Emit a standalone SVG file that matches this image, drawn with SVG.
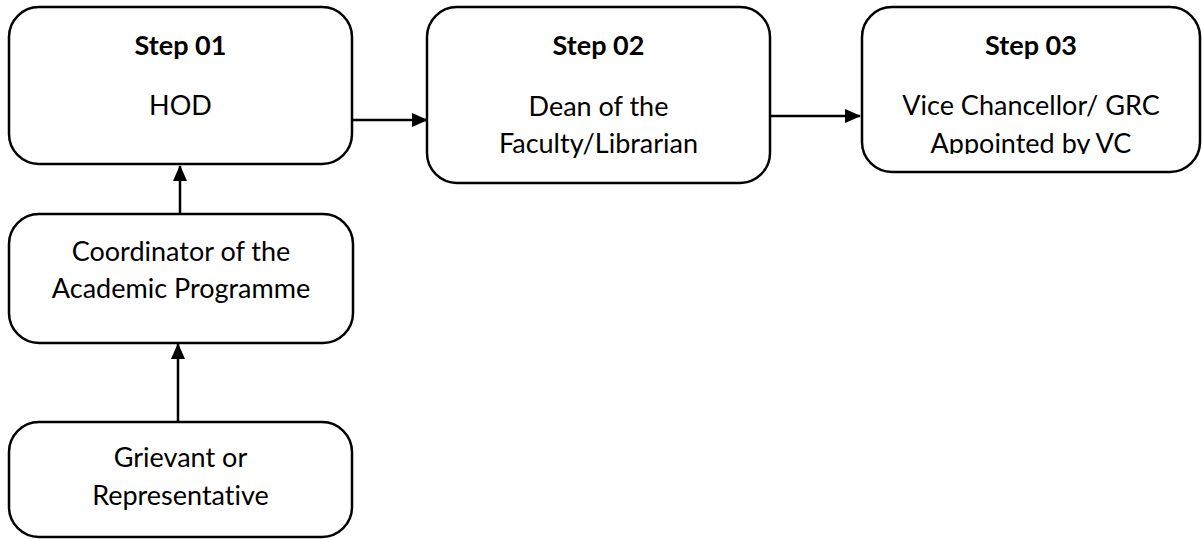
<svg xmlns="http://www.w3.org/2000/svg" width="1202" height="539" viewBox="0 0 1202 539">
<style>
.box{fill:#fff;stroke:#000;stroke-width:2.5}
.t{font-family:Lato,"Open Sans","Liberation Sans",sans-serif;font-size:27px;fill:#000;text-anchor:middle;font-variant-ligatures:none;font-feature-settings:"liga" 0,"dlig" 0}
.b{font-weight:bold}
.c{stroke:#000;stroke-width:2.5;fill:none;marker-end:url(#ah)}
</style>
<defs>
<marker id="ah" markerWidth="16" markerHeight="14" refX="15" refY="7" orient="auto" markerUnits="userSpaceOnUse">
<path d="M0,0 L16,7 L0,14 Z" fill="#000"/>
</marker>
<clipPath id="clip3"><rect x="862" y="7" width="340" height="147"/></clipPath>
</defs>
<rect width="1202" height="539" fill="#fff"/>
<g id="connectors">
<line class="c" x1="352" y1="120" x2="427" y2="120"/>
<line class="c" x1="770" y1="116" x2="860" y2="116"/>
<line class="c" x1="180" y1="214" x2="180" y2="166"/>
<line class="c" x1="178" y1="422" x2="178" y2="344"/>
</g>
<g id="step01">
<rect class="box" x="9" y="7" width="343" height="157" rx="30"/>
<text class="t b" x="180.5" y="55">Step 01</text>
<text class="t" x="180.5" y="115">HOD</text>
</g>
<g id="step02">
<rect class="box" x="427" y="7" width="343" height="176" rx="30"/>
<text class="t b" x="598.5" y="55">Step 02</text>
<text class="t" x="598.5" y="116">Dean of the</text>
<text class="t" x="598.5" y="153">Faculty/Librarian</text>
</g>
<g id="step03">
<rect class="box" x="862" y="7" width="338" height="165" rx="30"/>
<text class="t b" x="1031" y="55">Step 03</text>
<g clip-path="url(#clip3)">
<text class="t" x="1031" y="115">Vice Chancellor/ GRC</text>
<text class="t" x="1031" y="153">Appointed by VC</text>
</g>
</g>
<g id="coordinator">
<rect class="box" x="9" y="214" width="344" height="129" rx="30"/>
<text class="t" x="181" y="261">Coordinator of the</text>
<text class="t" x="181" y="298">Academic Programme</text>
</g>
<g id="grievant">
<rect class="box" x="9" y="422" width="343" height="115" rx="30"/>
<text class="t" x="180.5" y="467">Grievant or</text>
<text class="t" x="180.5" y="505">Representative</text>
</g>
</svg>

Written problem: Make an exact copy of the data above, pictures excluded.

Answer to the exercise:
Emit a standalone SVG file that matches this image, drawn with SVG.
<svg xmlns="http://www.w3.org/2000/svg" width="1202" height="539" viewBox="0 0 1202 539">
<style>
.box{fill:#fff;stroke:#000;stroke-width:2.5}
.t{font-family:Lato,"Open Sans","Liberation Sans",sans-serif;font-size:27px;fill:#000;text-anchor:middle;font-variant-ligatures:none;font-feature-settings:"liga" 0,"dlig" 0}
.b{font-weight:bold}
.c{stroke:#000;stroke-width:2.5;fill:none;marker-end:url(#ah)}
</style>
<defs>
<marker id="ah" markerWidth="16" markerHeight="14" refX="15" refY="7" orient="auto" markerUnits="userSpaceOnUse">
<path d="M0,0 L16,7 L0,14 Z" fill="#000"/>
</marker>
<clipPath id="clip3"><rect x="862" y="7" width="340" height="147"/></clipPath>
</defs>
<rect width="1202" height="539" fill="#fff"/>
<g id="connectors">
<line class="c" x1="352" y1="120" x2="427" y2="120"/>
<line class="c" x1="770" y1="116" x2="860" y2="116"/>
<line class="c" x1="180" y1="214" x2="180" y2="166"/>
<line class="c" x1="178" y1="422" x2="178" y2="344"/>
</g>
<g id="step01">
<rect class="box" x="9" y="7" width="343" height="157" rx="30"/>
<text class="t b" x="180.5" y="55">Step 01</text>
<text class="t" x="180.5" y="115">HOD</text>
</g>
<g id="step02">
<rect class="box" x="427" y="7" width="343" height="176" rx="30"/>
<text class="t b" x="598.5" y="55">Step 02</text>
<text class="t" x="598.5" y="116">Dean of the</text>
<text class="t" x="598.5" y="153">Faculty/Librarian</text>
</g>
<g id="step03">
<rect class="box" x="862" y="7" width="338" height="165" rx="30"/>
<text class="t b" x="1031" y="55">Step 03</text>
<g clip-path="url(#clip3)">
<text class="t" x="1031" y="115">Vice Chancellor/ GRC</text>
<text class="t" x="1031" y="153">Appointed by VC</text>
</g>
</g>
<g id="coordinator">
<rect class="box" x="9" y="214" width="344" height="129" rx="30"/>
<text class="t" x="181" y="261">Coordinator of the</text>
<text class="t" x="181" y="298">Academic Programme</text>
</g>
<g id="grievant">
<rect class="box" x="9" y="422" width="343" height="115" rx="30"/>
<text class="t" x="180.5" y="467">Grievant or</text>
<text class="t" x="180.5" y="505">Representative</text>
</g>
</svg>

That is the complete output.